Skeletons in the quarry

Michael's showcase day down in Orsay went well yesterday. His seminar had a pretty full room, and people seemed interested and he got some good questions afterwards. He also had a second more informal talk about some of the technical specifics of his work with his french counterparts, and that was also well received. So it was a very full day for him, but overall successful!

I went to visit the Paris Catacombs in the morning, which was an interesting experience. Basically, the entire underbelly of Paris is a network of very old quarries that were hewn out to collect limestone to build all the pretty buildings around here, dating back to Roman times. So it's a very extensive network of tunnels below the subway and sewers and the rest of the city.

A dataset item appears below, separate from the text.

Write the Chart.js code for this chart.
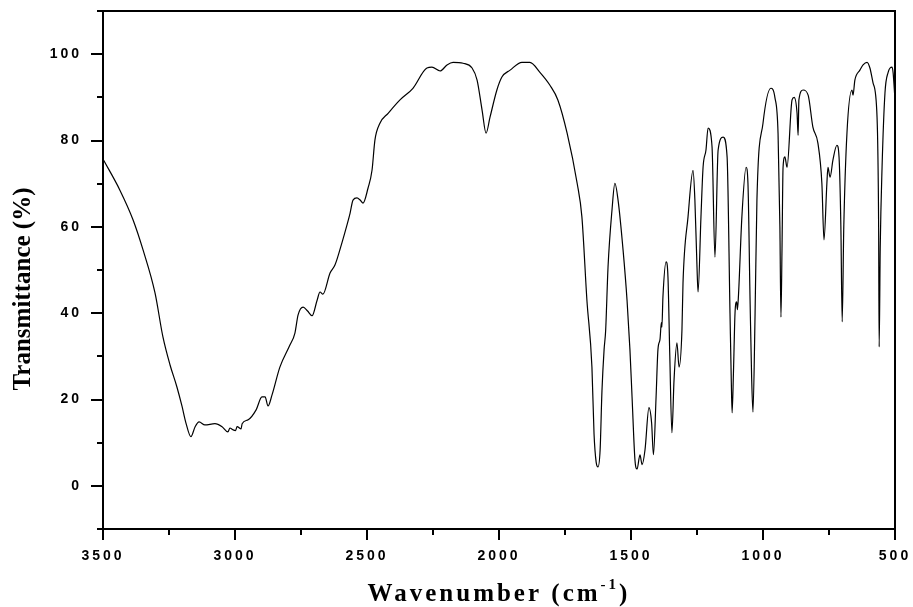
<!DOCTYPE html>
<html>
<head>
<meta charset="utf-8">
<script src="https://cdn.jsdelivr.net/npm/chart.js@4.4.0/dist/chart.umd.min.js"></script>
<style>
  html, body { margin: 0; padding: 0; background: #fff; }
</style>
</head>
<body>
<canvas id="chart" width="913" height="607"></canvas>
<script>
'use strict';

// spectrum, wavenumber (cm-1) vs transmittance (%)
const wavenumbers = [
  3500, 3436, 3386, 3348, 3303, 3273, 3246, 3220, 3201, 3186,
  3167, 3151, 3136, 3114, 3076, 3049, 3027, 3019, 3008, 2998,
  2992, 2977, 2973, 2950, 2920, 2898, 2886, 2875, 2860, 2830,
  2792, 2773, 2761, 2742, 2725, 2708, 2689, 2678, 2667, 2640,
  2621, 2595, 2576, 2564, 2553, 2538, 2526, 2515, 2496, 2481,
  2470, 2451, 2420, 2375, 2326, 2273, 2254, 2223, 2197, 2174,
  2136, 2102, 2083, 2064, 2049, 2034, 2008, 1989, 1958, 1913,
  1883, 1845, 1807, 1777, 1742, 1704, 1686, 1667, 1648, 1640,
  1632, 1625, 1617, 1610, 1602, 1596, 1587, 1572, 1561, 1549,
  1530, 1515, 1504, 1496, 1485, 1477, 1466, 1458, 1447, 1432,
  1422, 1415, 1405, 1398, 1390, 1385, 1383, 1379, 1367, 1360,
  1353, 1345, 1337, 1326, 1318, 1307, 1303, 1284, 1265, 1258,
  1250, 1246, 1235, 1227, 1216, 1208, 1193, 1182, 1170, 1151,
  1136, 1125, 1120, 1117, 1112, 1106, 1100, 1097, 1093, 1080,
  1064, 1057, 1049, 1043, 1038, 1030, 1023, 1000, 970, 955,
  943, 936, 932, 928, 924, 917, 909, 890, 882, 871,
  867, 864, 848, 829, 811, 792, 777, 769, 758, 754,
  746, 735, 720, 712, 705, 700, 694, 682, 663, 659,
  652, 633, 621, 606, 595, 583, 568, 562, 560, 556,
  549, 538, 526, 511, 507, 500
];

const transmittance = [
  75.7, 68.5, 61.6, 54.6, 44.7, 34.5, 28.0, 22.9, 18.5, 14.6,
  11.4, 13.7, 14.8, 14.1, 14.4, 13.7, 12.5, 13.4, 13.0, 12.8,
  13.7, 13.2, 14.4, 15.3, 17.6, 20.6, 20.6, 18.5, 21.0, 27.5,
  32.6, 35.4, 39.6, 41.4, 40.5, 39.4, 43.0, 44.9, 44.4, 49.3,
  51.2, 56.3, 60.4, 63.2, 66.2, 66.7, 66.2, 65.5, 69.0, 73.1,
  80.1, 84.0, 86.3, 89.4, 92.1, 96.8, 97.0, 96.1, 97.5, 98.1,
  97.9, 96.8, 94.0, 87.0, 81.7, 85.4, 91.7, 94.7, 96.3, 98.1,
  98.1, 95.8, 92.8, 89.4, 81.7, 70.1, 62.3, 43.0, 27.5, 12.0,
  5.5, 4.4, 8.3, 22.0, 31.5, 36.0, 50.7, 63.9, 70.1, 66.2,
  54.6, 43.0, 31.5, 20.6, 6.0, 3.9, 7.2, 4.9, 8.3, 18.1,
  14.6, 7.2, 20.6, 31.5, 34.0, 37.8, 36.8, 43.8, 51.9, 48.4,
  30.0, 12.3, 24.5, 33.1, 27.5, 36.1, 47.0, 62.3, 73.1, 66.2,
  50.7, 44.9, 62.3, 73.8, 77.8, 82.9, 78.5, 53.0, 77.8, 80.8,
  76.2, 40.0, 24.0, 16.9, 26.0, 40.0, 42.6, 40.8, 44.0, 62.3,
  73.8, 70.1, 43.0, 25.0, 17.1, 40.0, 66.2, 84.0, 92.1, 90.0,
  81.7, 60.0, 39.1, 55.0, 73.8, 76.2, 73.8, 89.4, 90.0, 86.3,
  81.2, 89.4, 91.7, 90.5, 83.1, 79.4, 70.1, 57.0, 70.1, 73.8,
  71.5, 75.5, 78.9, 76.2, 60.0, 38.0, 60.0, 81.7, 91.7, 90.5,
  94.0, 96.3, 97.5, 98.1, 96.8, 93.3, 85.4, 60.0, 32.2, 55.0,
  73.8, 91.0, 95.8, 97.0, 95.6, 89.4
];

const xTicks = [3500, 3000, 2500, 2000, 1500, 1000, 500];
const xMinorTicks = [3250, 2750, 2250, 1750, 1250, 750];
const yTicks = [0, 20, 40, 60, 80, 100];
const yMinorTicks = [-10, 10, 30, 50, 70, 90, 110];

const xTitle = 'Wavenumber (cm';
const xTitleSup = '-1';
const xTitleEnd = ')';
const yTitle = 'Transmittance (%)';

const tickFont = { family: '"Liberation Sans", Arial, sans-serif', size: 14, weight: 'bold' };
const titleFont = '"Liberation Serif", "Times New Roman", serif';

// fixed box for an axis, no extra room asked for its labels
const fixBox = (s, w, h) => {
  if (w) s.width = w;
  if (h) s.height = h;
  s.paddingTop = 0;
  s.paddingBottom = 0;
  s.paddingLeft = 0;
  s.paddingRight = 0;
};

// ticks, frame and axis titles, drawn against the chart's own scales
const axisDecor = {
  id: 'axisDecor',
  beforeDraw(chart) {
    chart.ctx.letterSpacing = '3px';
  },
  afterDraw(chart) {
    const { ctx, chartArea: a, scales: { x, y } } = chart;
    ctx.save();
    ctx.letterSpacing = '0px';
    ctx.strokeStyle = '#000';
    ctx.lineWidth = 2;
    ctx.beginPath();
    ctx.moveTo(a.left, a.top);
    ctx.lineTo(a.right, a.top);
    ctx.lineTo(a.right, a.bottom);
    const tickY = (v, len) => {
      const p = Math.round(y.getPixelForValue(v));
      ctx.moveTo(a.left - len, p);
      ctx.lineTo(a.left, p);
    };
    const tickX = (v, len) => {
      const p = Math.round(x.getPixelForValue(v));
      ctx.moveTo(p, a.bottom);
      ctx.lineTo(p, a.bottom + len);
    };
    yTicks.forEach(v => tickY(v, 12));
    yMinorTicks.forEach(v => tickY(v, 6));
    xTicks.forEach(v => tickX(v, 11));
    xMinorTicks.forEach(v => tickX(v, 6));
    ctx.stroke();

    ctx.fillStyle = '#000';
    ctx.textBaseline = 'alphabetic';

    // x title with superscript
    ctx.letterSpacing = '3px';
    ctx.font = 'bold 25px ' + titleFont;
    const mainW = ctx.measureText(xTitle).width;
    const endW = ctx.measureText(xTitleEnd).width;
    ctx.font = 'bold 15px ' + titleFont;
    const supW = ctx.measureText(xTitleSup).width;
    const total = mainW + supW + endW;
    const sx = (a.left + a.right) / 2 - total / 2;
    const base = 601;
    ctx.textAlign = 'left';
    ctx.font = 'bold 25px ' + titleFont;
    ctx.fillText(xTitle, sx, base);
    ctx.font = 'bold 15px ' + titleFont;
    ctx.fillText(xTitleSup, sx + mainW, base - 12);
    ctx.font = 'bold 25px ' + titleFont;
    ctx.fillText(xTitleEnd, sx + mainW + supW, base);

    // y title
    ctx.letterSpacing = '0px';
    ctx.translate(30, 289);
    ctx.rotate(-Math.PI / 2);
    ctx.textAlign = 'center';
    ctx.font = 'bold 25px ' + titleFont;
    ctx.fillText(yTitle, 0, 0);
    ctx.restore();
    ctx.letterSpacing = '0px';
  }
};

new Chart(document.getElementById('chart'), {
  type: 'line',
  data: {
    datasets: [{
      data: wavenumbers.map((w, i) => ({ x: w, y: transmittance[i] })),
      borderColor: '#000',
      borderWidth: 1.2,
      pointRadius: 0,
      fill: false,
      cubicInterpolationMode: 'monotone'
    }]
  },
  options: {
    responsive: false,
    animation: false,
    events: [],
    layout: { padding: { top: 11, right: 18, left: 0, bottom: 0 } },
    plugins: { legend: { display: false }, tooltip: { enabled: false } },
    scales: {
      x: {
        type: 'linear',
        reverse: true,
        min: 500,
        max: 3500,
        afterBuildTicks: s => { s.ticks = xTicks.map(v => ({ value: v })); },
        afterFit: s => fixBox(s, 0, 78),
        grid: { display: false },
        border: { display: true, color: '#000', width: 2 },
        ticks: {
          color: '#000', font: tickFont, padding: 11, maxRotation: 0, autoSkip: false,
          callback: v => String(v)
        }
      },
      y: {
        type: 'linear',
        min: -10,
        max: 110,
        afterBuildTicks: s => { s.ticks = yTicks.map(v => ({ value: v })); },
        afterFit: s => fixBox(s, 103, 0),
        grid: { display: false },
        border: { display: true, color: '#000', width: 2 },
        ticks: {
          color: '#000', font: tickFont, padding: 13, autoSkip: false,
          callback: v => String(v)
        }
      }
    }
  },
  plugins: [axisDecor]
});
</script>
</body>
</html>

In the late 1700s, many of these started to collapse, as most weren't reinforced in any way (no such thing as OSHA in the 1100s), which started mass panics in Paris as whole streets and houses fell into massive sinkholes. King Louis XVI commissioned a project to survey and stabilize the quarries. At the same time, the cemetaries that had been used by Paris since it's founding were also starting to feel the strain of centuries of city life and poor sanitation, and literally started overflowing and poisoning people. That sounded pretty gross.

The solution, therefore, was to empty the cemeteries and put the bones into the miles of newly reinforced quarries, and thus the Paris Catacombs were inaugurated in the late 1700s. They basically excavated the ceremonies, has some priests pray over the mess, and then dumped the bones down shafts into massive piles, roughly grouped by cemetery. Then, because being macabre was fashionable during the Victorian era, they stacked up the skulls and femurs along the passageways and opened it up to tourists. It has apparently remained a popular curiosity, because the line to get in was incredibly long. 

The tour route was only 1.5 km, but there are something like 200 km of tunnel.
"Stop, here is the Empire of the Dead" - that's not dramatic at all.
Oh hello.
They got a little artsy
Behind the nicely stacked parts are just mounds of bone.
They even decorated the pillars? Apparently in the 1850s it was trendy to attend clandestine midnight orchestra concerts down here.


In the end, Michael is very glad that he had talks to give, because he would not have enjoyed the Catacombs.
We met up with Michael's old Harvard lab group mates, Nick (who we also saw in Vienna) and Augustine (who lives here), and went out for a very nice dinner. It was rather fun because Augustine just ordered everything for us, and it was all quite delicious. The restaurant owner even came over to show us pictures of the winery from which our wine came from, as if any of us knew enough about wine to appreciate the terroir in any real way. But it tasted good!